■ TASK OBJECTIVE ■
Give the listing again character for character, but drop the images.

■ COLLECTED MATERIAL ■
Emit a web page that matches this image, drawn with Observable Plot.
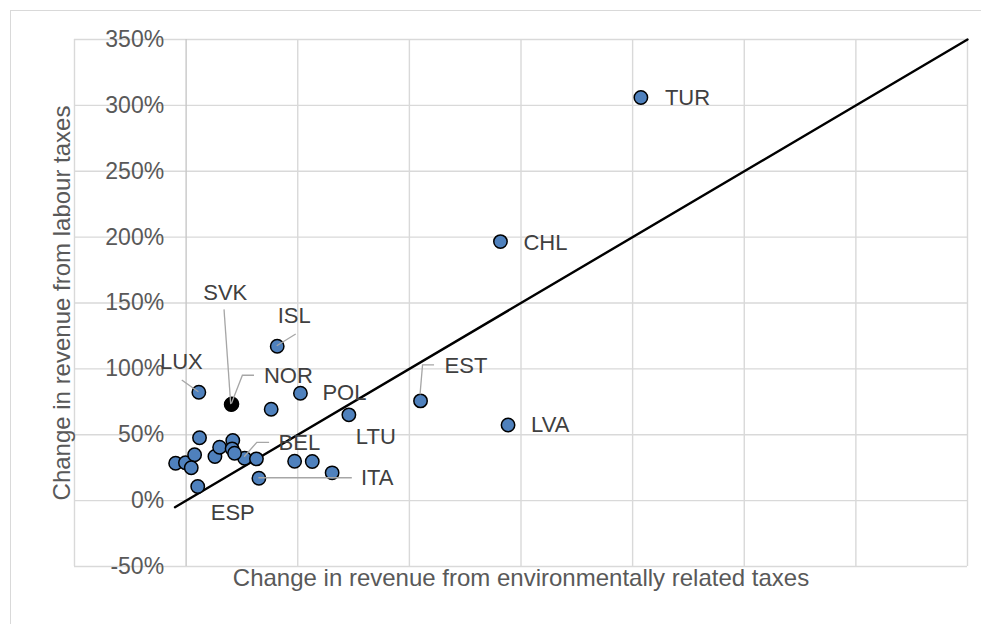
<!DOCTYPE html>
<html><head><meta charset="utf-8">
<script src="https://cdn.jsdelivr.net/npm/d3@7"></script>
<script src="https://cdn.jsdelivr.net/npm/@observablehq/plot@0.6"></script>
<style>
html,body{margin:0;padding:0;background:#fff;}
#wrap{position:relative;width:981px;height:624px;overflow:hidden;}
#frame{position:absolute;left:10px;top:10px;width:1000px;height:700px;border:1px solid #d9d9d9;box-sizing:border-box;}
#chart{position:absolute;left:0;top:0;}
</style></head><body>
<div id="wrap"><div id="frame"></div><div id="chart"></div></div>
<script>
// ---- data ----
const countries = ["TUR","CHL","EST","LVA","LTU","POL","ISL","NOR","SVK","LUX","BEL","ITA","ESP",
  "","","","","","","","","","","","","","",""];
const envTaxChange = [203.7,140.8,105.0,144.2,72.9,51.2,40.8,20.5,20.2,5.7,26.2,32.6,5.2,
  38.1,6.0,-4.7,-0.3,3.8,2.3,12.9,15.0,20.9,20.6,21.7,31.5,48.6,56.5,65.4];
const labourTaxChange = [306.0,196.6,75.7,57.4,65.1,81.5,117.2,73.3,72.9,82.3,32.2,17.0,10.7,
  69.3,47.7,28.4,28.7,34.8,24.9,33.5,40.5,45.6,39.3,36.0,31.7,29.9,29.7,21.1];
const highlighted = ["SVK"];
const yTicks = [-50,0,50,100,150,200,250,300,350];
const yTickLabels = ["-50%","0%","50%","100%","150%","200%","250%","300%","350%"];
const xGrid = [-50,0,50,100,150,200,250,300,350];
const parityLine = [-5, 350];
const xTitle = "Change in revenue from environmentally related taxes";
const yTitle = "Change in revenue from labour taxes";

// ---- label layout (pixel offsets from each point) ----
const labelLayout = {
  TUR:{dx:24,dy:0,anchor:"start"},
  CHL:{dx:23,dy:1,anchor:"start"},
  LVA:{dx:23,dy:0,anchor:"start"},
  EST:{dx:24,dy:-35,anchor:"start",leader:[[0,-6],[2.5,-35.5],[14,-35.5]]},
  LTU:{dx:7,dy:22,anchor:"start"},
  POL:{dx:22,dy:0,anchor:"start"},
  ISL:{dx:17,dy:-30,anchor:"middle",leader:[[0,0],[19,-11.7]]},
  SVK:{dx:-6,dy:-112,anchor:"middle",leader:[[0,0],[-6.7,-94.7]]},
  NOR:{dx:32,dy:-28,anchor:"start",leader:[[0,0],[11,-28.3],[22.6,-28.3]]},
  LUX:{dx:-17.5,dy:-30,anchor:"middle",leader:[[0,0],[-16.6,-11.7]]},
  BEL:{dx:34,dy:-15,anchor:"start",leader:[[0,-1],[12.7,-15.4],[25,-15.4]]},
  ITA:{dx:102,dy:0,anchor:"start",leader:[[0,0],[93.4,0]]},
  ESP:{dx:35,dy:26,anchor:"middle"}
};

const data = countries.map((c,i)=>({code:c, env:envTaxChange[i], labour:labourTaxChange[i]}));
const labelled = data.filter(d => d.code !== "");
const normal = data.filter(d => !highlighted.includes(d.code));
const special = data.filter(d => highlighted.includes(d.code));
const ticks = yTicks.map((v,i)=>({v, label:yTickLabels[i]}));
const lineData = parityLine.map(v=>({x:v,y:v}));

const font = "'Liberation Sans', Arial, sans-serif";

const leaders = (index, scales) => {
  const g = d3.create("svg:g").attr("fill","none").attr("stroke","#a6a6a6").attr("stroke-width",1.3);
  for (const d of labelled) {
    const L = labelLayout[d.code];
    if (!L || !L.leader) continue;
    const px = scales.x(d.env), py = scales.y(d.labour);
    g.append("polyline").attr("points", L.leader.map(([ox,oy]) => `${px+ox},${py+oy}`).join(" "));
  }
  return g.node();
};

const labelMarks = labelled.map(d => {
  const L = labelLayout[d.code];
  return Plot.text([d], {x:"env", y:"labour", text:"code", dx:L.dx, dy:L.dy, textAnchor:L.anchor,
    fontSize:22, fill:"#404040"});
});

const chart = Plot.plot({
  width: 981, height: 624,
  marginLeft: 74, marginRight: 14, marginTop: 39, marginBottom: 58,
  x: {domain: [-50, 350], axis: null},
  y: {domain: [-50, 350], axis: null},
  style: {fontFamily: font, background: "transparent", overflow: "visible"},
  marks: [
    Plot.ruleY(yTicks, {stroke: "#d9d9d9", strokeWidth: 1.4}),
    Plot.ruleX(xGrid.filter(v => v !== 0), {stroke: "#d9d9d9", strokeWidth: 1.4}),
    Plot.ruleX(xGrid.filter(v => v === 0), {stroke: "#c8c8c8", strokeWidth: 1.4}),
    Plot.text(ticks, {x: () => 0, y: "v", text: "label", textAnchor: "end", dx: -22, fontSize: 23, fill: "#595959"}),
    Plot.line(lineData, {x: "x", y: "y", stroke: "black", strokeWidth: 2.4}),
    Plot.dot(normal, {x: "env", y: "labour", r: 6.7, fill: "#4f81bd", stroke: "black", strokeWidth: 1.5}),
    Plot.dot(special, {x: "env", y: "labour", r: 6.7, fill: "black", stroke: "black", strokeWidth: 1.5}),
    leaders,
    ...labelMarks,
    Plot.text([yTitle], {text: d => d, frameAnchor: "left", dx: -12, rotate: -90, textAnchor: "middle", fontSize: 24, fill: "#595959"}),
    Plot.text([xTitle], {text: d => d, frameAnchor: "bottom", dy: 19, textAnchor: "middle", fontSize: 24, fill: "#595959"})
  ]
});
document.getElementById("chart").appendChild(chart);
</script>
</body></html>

■ RESULT OF THE EXERCISE ■
Emit a web page that matches this image, drawn with Observable Plot.
<!DOCTYPE html>
<html><head><meta charset="utf-8">
<script src="https://cdn.jsdelivr.net/npm/d3@7"></script>
<script src="https://cdn.jsdelivr.net/npm/@observablehq/plot@0.6"></script>
<style>
html,body{margin:0;padding:0;background:#fff;}
#wrap{position:relative;width:981px;height:624px;overflow:hidden;}
#frame{position:absolute;left:10px;top:10px;width:1000px;height:700px;border:1px solid #d9d9d9;box-sizing:border-box;}
#chart{position:absolute;left:0;top:0;}
</style></head><body>
<div id="wrap"><div id="frame"></div><div id="chart"></div></div>
<script>
// ---- data ----
const countries = ["TUR","CHL","EST","LVA","LTU","POL","ISL","NOR","SVK","LUX","BEL","ITA","ESP",
  "","","","","","","","","","","","","","",""];
const envTaxChange = [203.7,140.8,105.0,144.2,72.9,51.2,40.8,20.5,20.2,5.7,26.2,32.6,5.2,
  38.1,6.0,-4.7,-0.3,3.8,2.3,12.9,15.0,20.9,20.6,21.7,31.5,48.6,56.5,65.4];
const labourTaxChange = [306.0,196.6,75.7,57.4,65.1,81.5,117.2,73.3,72.9,82.3,32.2,17.0,10.7,
  69.3,47.7,28.4,28.7,34.8,24.9,33.5,40.5,45.6,39.3,36.0,31.7,29.9,29.7,21.1];
const highlighted = ["SVK"];
const yTicks = [-50,0,50,100,150,200,250,300,350];
const yTickLabels = ["-50%","0%","50%","100%","150%","200%","250%","300%","350%"];
const xGrid = [-50,0,50,100,150,200,250,300,350];
const parityLine = [-5, 350];
const xTitle = "Change in revenue from environmentally related taxes";
const yTitle = "Change in revenue from labour taxes";

// ---- label layout (pixel offsets from each point) ----
const labelLayout = {
  TUR:{dx:24,dy:0,anchor:"start"},
  CHL:{dx:23,dy:1,anchor:"start"},
  LVA:{dx:23,dy:0,anchor:"start"},
  EST:{dx:24,dy:-35,anchor:"start",leader:[[0,-6],[2.5,-35.5],[14,-35.5]]},
  LTU:{dx:7,dy:22,anchor:"start"},
  POL:{dx:22,dy:0,anchor:"start"},
  ISL:{dx:17,dy:-30,anchor:"middle",leader:[[0,0],[19,-11.7]]},
  SVK:{dx:-6,dy:-112,anchor:"middle",leader:[[0,0],[-6.7,-94.7]]},
  NOR:{dx:32,dy:-28,anchor:"start",leader:[[0,0],[11,-28.3],[22.6,-28.3]]},
  LUX:{dx:-17.5,dy:-30,anchor:"middle",leader:[[0,0],[-16.6,-11.7]]},
  BEL:{dx:34,dy:-15,anchor:"start",leader:[[0,-1],[12.7,-15.4],[25,-15.4]]},
  ITA:{dx:102,dy:0,anchor:"start",leader:[[0,0],[93.4,0]]},
  ESP:{dx:35,dy:26,anchor:"middle"}
};

const data = countries.map((c,i)=>({code:c, env:envTaxChange[i], labour:labourTaxChange[i]}));
const labelled = data.filter(d => d.code !== "");
const normal = data.filter(d => !highlighted.includes(d.code));
const special = data.filter(d => highlighted.includes(d.code));
const ticks = yTicks.map((v,i)=>({v, label:yTickLabels[i]}));
const lineData = parityLine.map(v=>({x:v,y:v}));

const font = "'Liberation Sans', Arial, sans-serif";

const leaders = (index, scales) => {
  const g = d3.create("svg:g").attr("fill","none").attr("stroke","#a6a6a6").attr("stroke-width",1.3);
  for (const d of labelled) {
    const L = labelLayout[d.code];
    if (!L || !L.leader) continue;
    const px = scales.x(d.env), py = scales.y(d.labour);
    g.append("polyline").attr("points", L.leader.map(([ox,oy]) => `${px+ox},${py+oy}`).join(" "));
  }
  return g.node();
};

const labelMarks = labelled.map(d => {
  const L = labelLayout[d.code];
  return Plot.text([d], {x:"env", y:"labour", text:"code", dx:L.dx, dy:L.dy, textAnchor:L.anchor,
    fontSize:22, fill:"#404040"});
});

const chart = Plot.plot({
  width: 981, height: 624,
  marginLeft: 74, marginRight: 14, marginTop: 39, marginBottom: 58,
  x: {domain: [-50, 350], axis: null},
  y: {domain: [-50, 350], axis: null},
  style: {fontFamily: font, background: "transparent", overflow: "visible"},
  marks: [
    Plot.ruleY(yTicks, {stroke: "#d9d9d9", strokeWidth: 1.4}),
    Plot.ruleX(xGrid.filter(v => v !== 0), {stroke: "#d9d9d9", strokeWidth: 1.4}),
    Plot.ruleX(xGrid.filter(v => v === 0), {stroke: "#c8c8c8", strokeWidth: 1.4}),
    Plot.text(ticks, {x: () => 0, y: "v", text: "label", textAnchor: "end", dx: -22, fontSize: 23, fill: "#595959"}),
    Plot.line(lineData, {x: "x", y: "y", stroke: "black", strokeWidth: 2.4}),
    Plot.dot(normal, {x: "env", y: "labour", r: 6.7, fill: "#4f81bd", stroke: "black", strokeWidth: 1.5}),
    Plot.dot(special, {x: "env", y: "labour", r: 6.7, fill: "black", stroke: "black", strokeWidth: 1.5}),
    leaders,
    ...labelMarks,
    Plot.text([yTitle], {text: d => d, frameAnchor: "left", dx: -12, rotate: -90, textAnchor: "middle", fontSize: 24, fill: "#595959"}),
    Plot.text([xTitle], {text: d => d, frameAnchor: "bottom", dy: 19, textAnchor: "middle", fontSize: 24, fill: "#595959"})
  ]
});
document.getElementById("chart").appendChild(chart);
</script>
</body></html>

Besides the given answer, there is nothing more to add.